Abound Solar opens its first CdTe PV production facility

by Debra Vogler, senior technical editor, Photovoltaics World

April 16, 2009 – Abound Solar (formerly AVA Solar), a manufacturer of low-cost thin-film photovoltaic (PV) solar panels using cadmium telluride (CdTe), has opened its first full-scale production facility in Longmont, CO. The manufacturing process employs proprietary continuous in-line semiconductor equipment to convert sheets of glass into solar panels in less than two hours. Within the next 30-45 days, the facility will be ramped up into production, company president and CEO Pascal Noronha told PV World, and at full capacity the fully automated facility will produce 200MW of solar modules annually. “We have a sufficient backlog that we can be at full scale production fairly quickly,” he noted. “When the factory is ramped up, we will be producing modules at <$1/W, and we expect to be able to drop that number materially in the next few years as we scale our production."

Abound Solar was founded in 2007 to commercialize a proprietary process for manufacturing thin-film photovoltaic modules, using patented technology developed by Prof. W.S. Sampath of Colorado State University, built upon 15 years of development at CSU with support from the National Renewable Energy Laboratory.

The company has applied for a DOE loan guarantee program, noted Russ Kanjorski, VP of marketing. That process involved a number of third-party reviews, including a full environmental review/audit. Bousted Consulting looked end-to-end from sand to black-box manufacturing to the module, he explained, to calculate the amount of energy used in the entire process, and compared the results to the standard US electrical grid and other competing PV technologies (see Figure). “We were significantly below in the calculations,” he said.


Energy payback time (in years) of Abound Solar’s x-Si and a-Si modules. (Source: Abound Solar/Bousted Consulting Environmental Report)

Abound’s manufacturing technology is based on “closed-space sublimation” — it takes place in a vacuum with all process steps in a continuous chamber. The pressure range of the process is anywhere from ~10mTorr to ~60mTorr, and the process temperature can be anywhere between 200°C-700°C. “A piece of glass goes in one end every 90sec or 2min, and ~28 min. later, a piece of glass comes out the other end, virtually ready to be made into a module,” noted Noronha. “It combines in one step multiple processes that other companies have to do in either batches or a semi-continuous process, and then they have to bring the substrate back up to atmosphere before going to the next step.” Because the technology was developed at CSU, the company designed and optimized the manufacturing equipment and assembled the components.

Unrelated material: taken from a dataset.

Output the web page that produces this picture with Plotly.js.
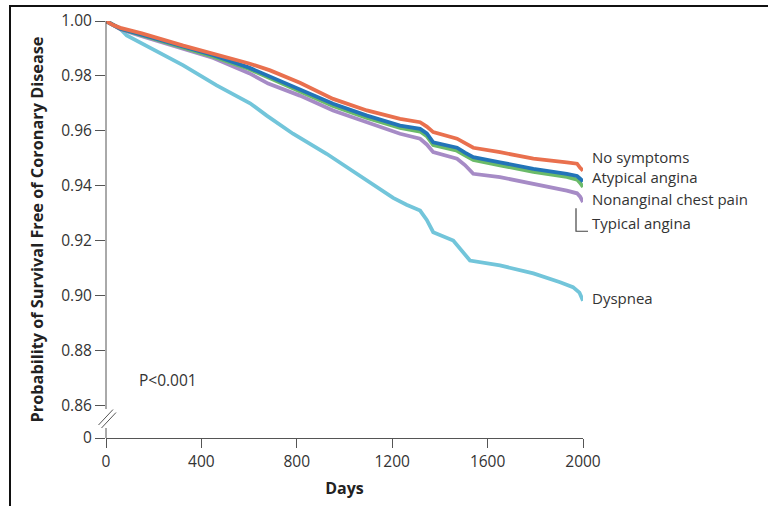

Compared to other solar PV technologies, Abound’s CdTe technology is much less expensive and more efficient than amorphous silicon, Noronha said. “CdTe does much better in lower light at higher temperatures than silicon, which needs idealized conditions,” he told PV World. CIGS, meanwhile, has many different “flavors” and thus appears to be not a very homogeneous technology, and he knows of no company doing commercial production on a material scale.

Material usage for the production line is >98% and the yield is very high, according to Noronha. Because the manufacturing line is 100% automated (no operator is required) and labor cost is low, the company has been able to keep the manufacturing cost to sales below $1. The total time between when a piece of glass enters the line and a finished module comes out is <2hrs (the line runs 24/7). Noronha feels very strongly about the US market, and hinted that the company is comfortable with the prospect of having two or three factories in the US. He also noted the new site creates more than 300 new jobs.